Studying the gravitational-wave population without looking that FAR out

The Big Picture

Imagine trying to hear a whisper in a noisy room. You can strain to catch every faint syllable, or focus only on the clearest voices, close enough to be unmistakably real. Gravitational-wave astronomy faces exactly this dilemma, and it’s about to get much worse.

Since LIGO first detected gravitational waves from colliding black holes in 2015, the catalog of cosmic events has exploded. We now have over 200 candidates from just the first part of the fourth observing run, each carrying information about black hole masses, spins, and collision rates across different periods in cosmic history.

Some of these “detections” are almost certainly noise glitches masquerading as real signals. And even setting aside contamination, the computational challenge of combining hundreds (soon thousands) of events into a coherent analysis grows fast, roughly proportional to the square of the catalog size.

Researchers at MIT tested a simple fix: be more selective. Tightening the detection cutoff, requiring candidates to be more clearly distinguishable from background noise, doesn’t cost nearly as much scientific information as you might fear. It pays substantial dividends in analysis reliability.

Key Insight: Raising the signal-to-noise threshold to exclude the faintest gravitational-wave candidates sacrifices little information about black hole masses and spins while substantially reducing both noise contamination and computational error in population-level inference.

How It Works

The team, led by Noah Wolfe and colleagues at MIT’s LIGO Laboratory, built their study around simulated catalogs: synthetic datasets of up to 1,600 binary black hole mergers injected into realistic detector noise. Using simulations rather than real data let them compare inferred population properties against known ground truth. You can’t do that with actual observations, which makes simulations indispensable for stress-testing any statistical method.

The standard approach to gravitational-wave population science is hierarchical Bayesian inference: estimate each individual merger’s properties, then combine all estimates to constrain the underlying population model. Think of it like a poll, where each event is one respondent and you want to characterize the full electorate.

This polling exercise has two compounding problems:

1. Unreliable respondents. Events near the detection threshold are individually imprecise. Some may not be real mergers at all.
2. Accumulating numerical error. The population likelihood, a score measuring how well a proposed model fits the entire catalog, is computed by combining finite parameter samples from every event. As catalogs grow, these imperfect representations introduce systematic inaccuracies that quietly bias conclusions about the whole population.

The proposed remedy: raise the network SNR threshold, a measure of signal loudness relative to detector noise, from the standard value of 11 up to 15, 17, or 19. A higher cut means fewer events in the analysis.

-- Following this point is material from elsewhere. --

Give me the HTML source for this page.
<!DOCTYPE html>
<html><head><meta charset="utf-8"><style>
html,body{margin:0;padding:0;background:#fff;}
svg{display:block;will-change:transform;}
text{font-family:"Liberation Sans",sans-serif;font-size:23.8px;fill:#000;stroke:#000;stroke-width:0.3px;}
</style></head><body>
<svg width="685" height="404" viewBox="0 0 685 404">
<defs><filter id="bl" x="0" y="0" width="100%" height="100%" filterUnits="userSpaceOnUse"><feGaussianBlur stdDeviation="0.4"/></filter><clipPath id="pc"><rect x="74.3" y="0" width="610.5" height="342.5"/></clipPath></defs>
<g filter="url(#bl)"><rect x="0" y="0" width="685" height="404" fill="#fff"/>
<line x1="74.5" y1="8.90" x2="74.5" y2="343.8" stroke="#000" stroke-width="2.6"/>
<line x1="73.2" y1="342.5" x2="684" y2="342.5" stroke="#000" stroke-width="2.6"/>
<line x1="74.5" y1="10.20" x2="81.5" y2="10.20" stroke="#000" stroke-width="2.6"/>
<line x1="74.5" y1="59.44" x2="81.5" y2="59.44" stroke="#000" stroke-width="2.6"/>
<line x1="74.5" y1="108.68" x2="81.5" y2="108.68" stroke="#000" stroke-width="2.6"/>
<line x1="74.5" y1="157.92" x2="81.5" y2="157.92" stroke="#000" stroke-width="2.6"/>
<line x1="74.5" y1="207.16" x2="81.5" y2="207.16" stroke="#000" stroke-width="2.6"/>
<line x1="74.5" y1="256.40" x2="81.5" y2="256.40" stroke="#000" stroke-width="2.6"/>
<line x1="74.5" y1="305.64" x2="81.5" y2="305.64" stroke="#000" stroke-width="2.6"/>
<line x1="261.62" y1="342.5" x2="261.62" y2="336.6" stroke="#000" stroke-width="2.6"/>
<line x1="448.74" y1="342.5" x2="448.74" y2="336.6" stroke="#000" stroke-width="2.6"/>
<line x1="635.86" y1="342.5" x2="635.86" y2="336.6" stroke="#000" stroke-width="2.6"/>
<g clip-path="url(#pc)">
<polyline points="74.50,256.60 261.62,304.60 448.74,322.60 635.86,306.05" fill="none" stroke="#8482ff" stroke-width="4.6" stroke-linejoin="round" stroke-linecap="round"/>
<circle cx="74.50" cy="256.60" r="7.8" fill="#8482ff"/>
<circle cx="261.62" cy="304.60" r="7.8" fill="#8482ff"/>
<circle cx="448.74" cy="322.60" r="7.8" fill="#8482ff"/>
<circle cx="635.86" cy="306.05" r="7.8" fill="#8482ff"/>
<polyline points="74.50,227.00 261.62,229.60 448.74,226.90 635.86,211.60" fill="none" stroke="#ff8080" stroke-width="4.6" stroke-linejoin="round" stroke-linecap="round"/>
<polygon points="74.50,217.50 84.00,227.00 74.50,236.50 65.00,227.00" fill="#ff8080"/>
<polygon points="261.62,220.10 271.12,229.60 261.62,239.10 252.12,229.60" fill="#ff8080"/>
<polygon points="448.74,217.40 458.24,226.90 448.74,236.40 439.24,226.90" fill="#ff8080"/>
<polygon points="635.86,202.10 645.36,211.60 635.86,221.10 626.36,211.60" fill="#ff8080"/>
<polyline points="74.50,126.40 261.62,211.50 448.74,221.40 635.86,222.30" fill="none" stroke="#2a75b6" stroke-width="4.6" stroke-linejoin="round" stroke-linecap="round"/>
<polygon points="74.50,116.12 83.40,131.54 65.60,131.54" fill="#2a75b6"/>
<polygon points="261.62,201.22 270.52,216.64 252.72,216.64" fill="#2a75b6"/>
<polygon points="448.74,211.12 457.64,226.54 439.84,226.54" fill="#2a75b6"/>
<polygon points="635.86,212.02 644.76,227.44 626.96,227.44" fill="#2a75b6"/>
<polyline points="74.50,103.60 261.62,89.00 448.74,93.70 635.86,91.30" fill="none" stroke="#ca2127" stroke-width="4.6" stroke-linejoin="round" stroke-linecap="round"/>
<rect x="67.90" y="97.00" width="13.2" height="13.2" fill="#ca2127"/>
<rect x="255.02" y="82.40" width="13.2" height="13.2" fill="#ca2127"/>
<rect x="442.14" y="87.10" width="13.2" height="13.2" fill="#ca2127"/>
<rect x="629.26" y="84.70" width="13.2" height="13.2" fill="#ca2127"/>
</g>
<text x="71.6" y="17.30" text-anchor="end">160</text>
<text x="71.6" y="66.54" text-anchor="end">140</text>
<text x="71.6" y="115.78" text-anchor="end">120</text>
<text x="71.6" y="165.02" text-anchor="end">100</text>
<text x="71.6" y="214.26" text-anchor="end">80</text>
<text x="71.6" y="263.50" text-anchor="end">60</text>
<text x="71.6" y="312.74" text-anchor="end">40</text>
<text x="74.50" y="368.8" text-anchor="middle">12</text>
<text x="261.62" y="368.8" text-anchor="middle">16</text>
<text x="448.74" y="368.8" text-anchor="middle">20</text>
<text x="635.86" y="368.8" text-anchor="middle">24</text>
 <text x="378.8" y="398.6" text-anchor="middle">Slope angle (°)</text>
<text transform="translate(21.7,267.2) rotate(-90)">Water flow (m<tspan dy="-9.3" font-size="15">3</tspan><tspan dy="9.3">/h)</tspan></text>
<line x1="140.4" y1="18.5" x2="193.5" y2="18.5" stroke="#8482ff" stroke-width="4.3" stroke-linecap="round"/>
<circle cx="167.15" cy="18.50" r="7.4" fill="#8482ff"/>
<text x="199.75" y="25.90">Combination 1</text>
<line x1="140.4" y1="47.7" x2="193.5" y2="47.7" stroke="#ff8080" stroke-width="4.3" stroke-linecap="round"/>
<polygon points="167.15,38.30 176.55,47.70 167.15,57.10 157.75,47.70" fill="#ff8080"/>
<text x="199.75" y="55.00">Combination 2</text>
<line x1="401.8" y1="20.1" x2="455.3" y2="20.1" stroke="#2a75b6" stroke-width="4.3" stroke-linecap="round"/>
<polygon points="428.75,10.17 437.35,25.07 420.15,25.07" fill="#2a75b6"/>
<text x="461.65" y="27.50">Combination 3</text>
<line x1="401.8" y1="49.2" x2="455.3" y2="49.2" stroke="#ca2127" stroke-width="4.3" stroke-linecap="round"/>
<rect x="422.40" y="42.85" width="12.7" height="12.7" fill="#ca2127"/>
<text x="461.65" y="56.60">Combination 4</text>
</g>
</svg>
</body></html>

But how much do the scientific conclusions actually suffer?

The answer depends on which black hole properties you care about:

• Mass distribution: Cutting two-thirds of the catalog (SNR > 11 to SNR > 15) inflated mass parameter uncertainties by only a few tens of percent. That’s modest for a 67% data reduction.
• Spin distribution: Constraints on black hole spin remained essentially unchanged even with the higher cut. Loud, nearby signals carry nearly all the spin information.
• Cosmic merger rate: Here’s the real cost. Uncertainties on how the merger rate evolves across cosmic history more than doubled. Distant mergers are the quiet ones, so cutting by loudness disproportionately removes high-redshift events.

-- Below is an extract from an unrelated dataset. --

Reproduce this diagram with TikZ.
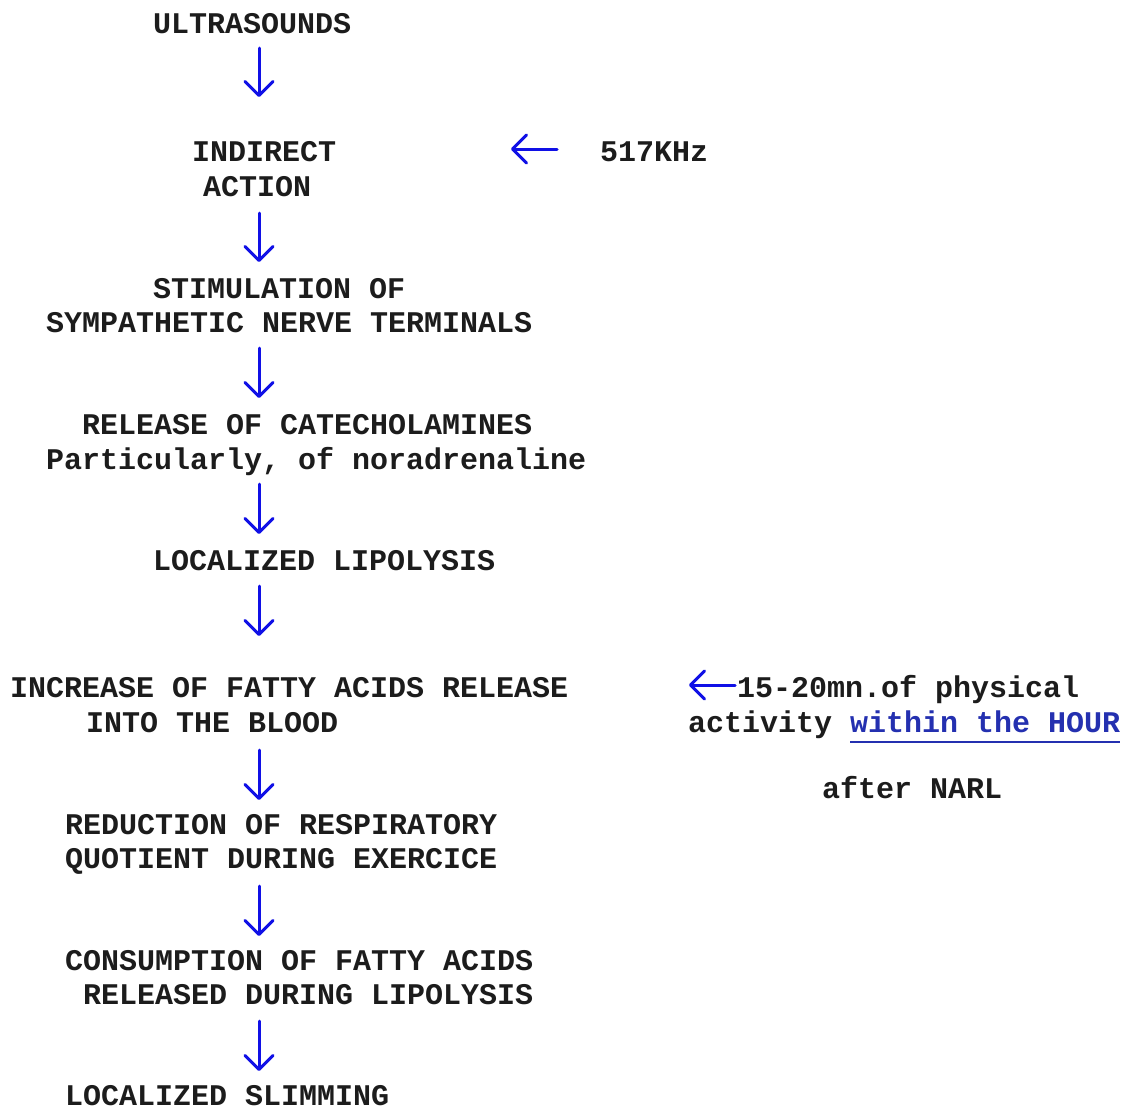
\documentclass[tikz,border=0pt]{standalone}
\usepackage{fontspec}
\setmonofont{Liberation Mono}
\usetikzlibrary{arrows.meta}
\definecolor{ink}{HTML}{1C1C1C}
\definecolor{arrblue}{HTML}{1010E6}
\definecolor{linkblue}{HTML}{2430B0}
\tikzset{
  txt/.style={anchor=base west, inner sep=0pt, text=ink,
    font=\ttfamily\bfseries\fontsize{30}{34}\selectfont},
  arr/.style={draw=arrblue, line width=3pt, line cap=round,
    -{Straight Barb[length=14pt, width=28pt, round]}},
  ul/.style={draw=linkblue, line width=2pt}
}
\begin{document}
\begin{tikzpicture}[x=1pt, y=-1pt]
\useasboundingbox[fill=white] (0,0) rectangle (1126,1106);
% left column
\node[txt] (ultra) at (153,33) {ULTRASOUNDS};
\node[txt] (ind1) at (192,161) {INDIRECT};
\node[txt] (ind2) at (203,196) {ACTION};
\node[txt] (stim1) at (153,298) {STIMULATION OF};
\node[txt] (stim2) at (46,332) {SYMPATHETIC NERVE TERMINALS};
\node[txt] (rel1) at (82,434) {RELEASE OF CATECHOLAMINES};
\node[txt] (rel2) at (46,469) {Particularly, of noradrenaline};
\node[txt] (lip) at (153,570) {LOCALIZED LIPOLYSIS};
\node[txt] (inc1) at (10,697) {INCREASE OF FATTY ACIDS RELEASE};
\node[txt] (inc2) at (86,732) {INTO THE BLOOD};
\node[txt] (red1) at (65,834) {REDUCTION OF RESPIRATORY};
\node[txt] (red2) at (65,868) {QUOTIENT DURING EXERCICE};
\node[txt] (con1) at (65,970) {CONSUMPTION OF FATTY ACIDS};
\node[txt] (con2) at (83,1004) {RELEASED DURING LIPOLYSIS};
\node[txt] (slim) at (65,1105) {LOCALIZED SLIMMING};
% right column
\node[txt] (khz) at (600,161) {517KHz};
\node[txt] (phys) at (737,697) {15-20mn.of physical};
\node[txt] (act) at (688,732) {activity};
\node[txt, text=linkblue] (link) at (850,732) {within the HOUR};
\node[txt] (narl) at (822,798) {after NARL};
\draw[ul] ([yshift=-10pt]link.base west) -- ([yshift=-10pt]link.base east);
% arrow end points
\coordinate (a1t) at (259,48);   \coordinate (a1b) at (259,97);
\coordinate (a2t) at (259,213);  \coordinate (a2b) at (259,262);
\coordinate (a3t) at (259,348);  \coordinate (a3b) at (259,398);
\coordinate (a4t) at (259,484);  \coordinate (a4b) at (259,534);
\coordinate (a5t) at (259,586);  \coordinate (a5b) at (259,636);
\coordinate (a6t) at (259,750);  \coordinate (a6b) at (259,800);
\coordinate (a7t) at (259,886);  \coordinate (a7b) at (259,936);
\coordinate (a8t) at (259,1021); \coordinate (a8b) at (259,1071);
\coordinate (k1) at (557,149);   \coordinate (k2) at (511,149);
\coordinate (p1) at (735,685);   \coordinate (p2) at (689,685);
\draw[arr] (a1t) -- (a1b);
\draw[arr] (a2t) -- (a2b);
\draw[arr] (a3t) -- (a3b);
\draw[arr] (a4t) -- (a4b);
\draw[arr] (a5t) -- (a5b);
\draw[arr] (a6t) -- (a6b);
\draw[arr] (a7t) -- (a7b);
\draw[arr] (a8t) -- (a8b);
\draw[arr] (k1) -- (k2);
\draw[arr] (p1) -- (p2);
\end{tikzpicture}
\end{document}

On the computational side, raising the threshold from SNR > 11 to SNR > 15 caused numerical uncertainty in the population likelihood estimate to drop by more than half. This is the central payoff: more reliable analysis at no additional computational expense.

The intuition is clean. Louder signals are more precisely characterized, with tighter and better-behaved parameter estimates. Quiet events near the detection threshold are individually imprecise, collectively problematic, and potentially not even real astrophysical signals.

Why It Matters

Gravitational-wave astronomy is transitioning from an era where every detection is a milestone into one where detections are routine and the science lives entirely in population statistics. Next-generation observatories like Einstein Telescope and Cosmic Explorer will detect events at rates of thousands per year.

Biased population inferences could lead to wrong conclusions about how black holes form, whether from isolated binary stars, dense stellar clusters, or more exotic channels. The findings here offer a concrete strategy: apply a more conservative threshold for analyses focused on mass and spin distributions, and reserve maximal event inclusion for cases where high-redshift rate evolution is the primary target.

There’s a broader methodological lesson, too. In data-hungry science, the temptation is always to include everything. But data quality and computational accuracy matter. Sometimes the most principled approach is strategic selectivity, knowing when to stop reaching for the faintest signal.

Bottom Line: By raising gravitational-wave detection thresholds, researchers lose little information about black hole masses and spins but gain substantially more reliable inference, a trade-off that becomes increasingly attractive as catalogs scale toward thousands of events.